Do you practice when you’re off the road?
I like to bang the pads in front of the TV when Rusty’s on Sons Of Anarchy.
Do you practice to a metronome?
Always. I hear drummers all the time just shredding away on their drums in their rehearsal rooms. I want to knock on the door and say, “Hey man, now that you can play Swiss triplets with your eyebrows, let’s hear you play a song in time.” We’re timekeepers man, that’s what we do. We make the heads bob. As a rule, most guitar players tend to rush and some bass players can drag, singers want to play everything faster every night until you’re playing your usual one hour set in 20 minutes. It’s up to us as drummers to really know what’s going on. In a band situation, everybody likes to comment on tempo. If you don’t know where you are, how will you know when someone wants to try something faster or slower tomorrow night. The more you practice with a metronome the more you can hear the spaces between the notes. Put that hi-hat on top and pull that kick and snare back as far as you can without falling off. All the notes, the rests, the syncopation reveal themselves. The & of 3 gets the same value as 2 and 4. Every note gets its due in real time. Practice with a metronome or play along with something you know has a click in it, and you’ll be doing yourself a huge service in the long run.

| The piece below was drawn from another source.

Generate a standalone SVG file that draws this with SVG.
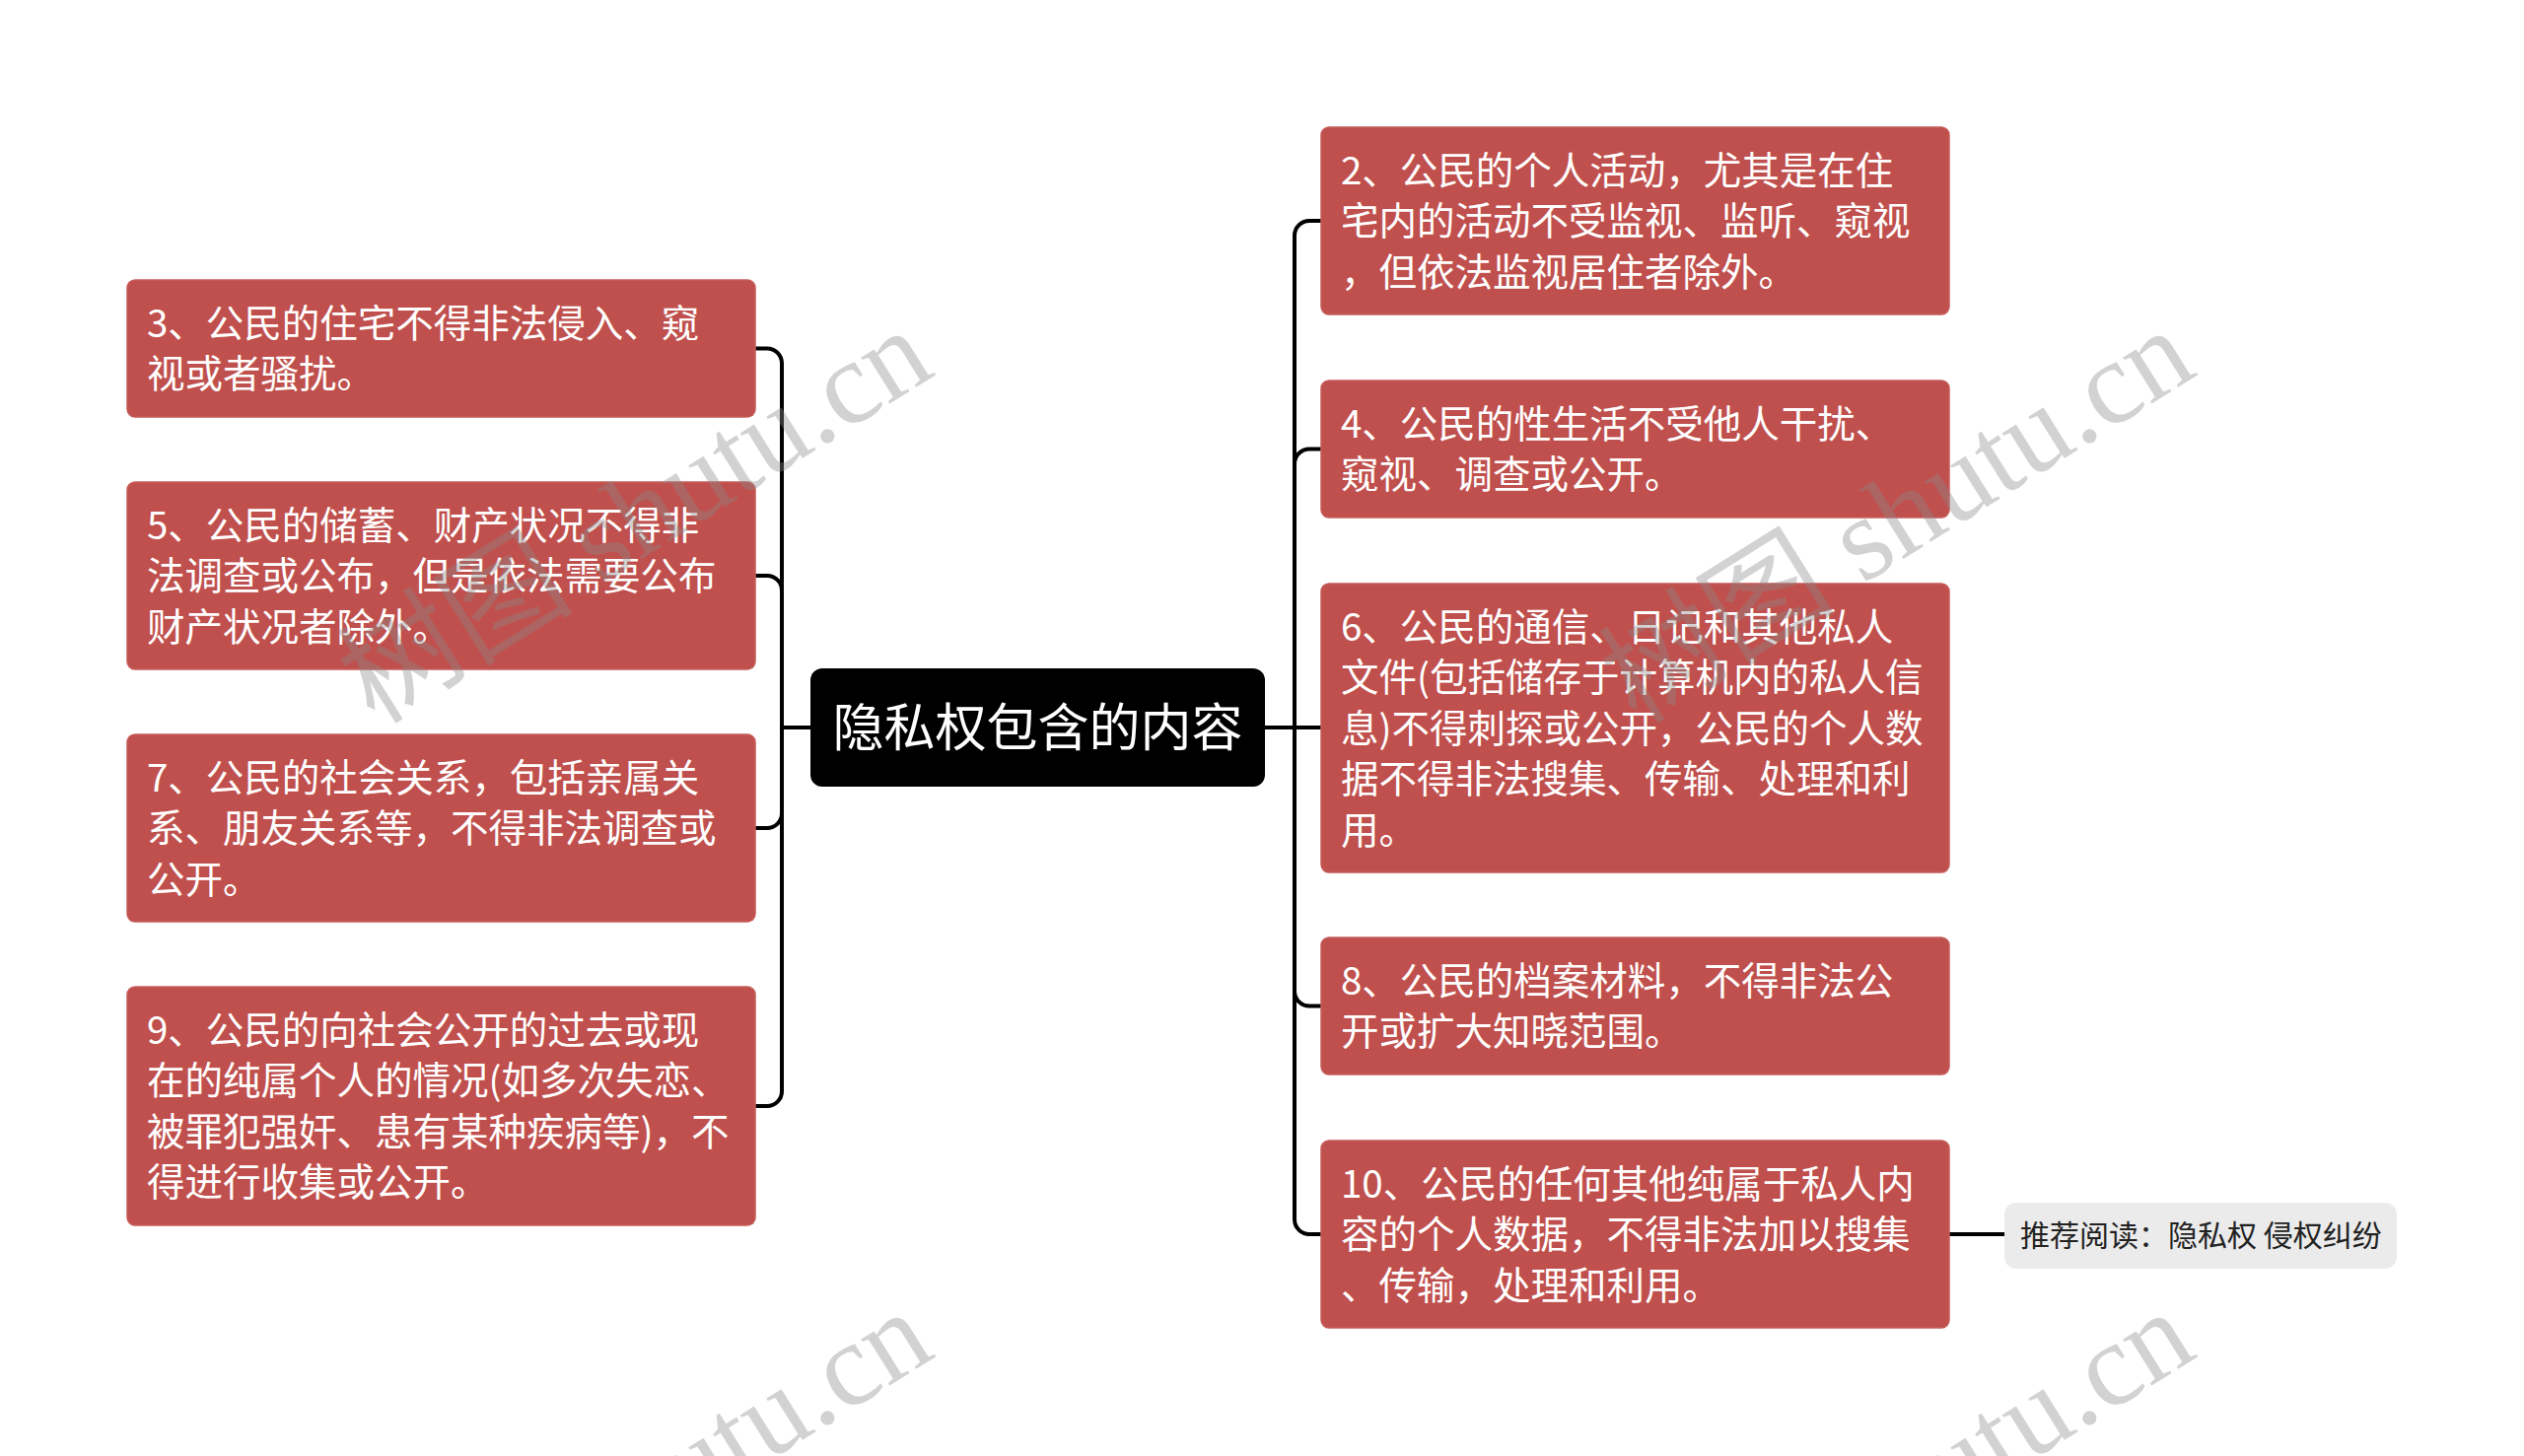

Tommy Holt uses one of two kits, depending on the gig.
Drums: Ludwig Classic Maple, Black Sable Lacquer Finish
26" x 16" Bass Drum
18" x 16" Floor Tom
14" x 14" Tom
14" x 5" Keplinger Stainless Steel Snare
Ludwig Stainless Steel
26" x 16" Bass Drum
18" x 16" Floor Tom
14" x 12" Tom
14" x 6.5" Black Beauty Snare
26" HH Rock Ride
24" HH Rock Ride
18" HH Rock Crash
16" HH Rock Crash
20" HH China
16 HH Rock H-Hats
Tommy Holt also play Evans Black Chrome heads.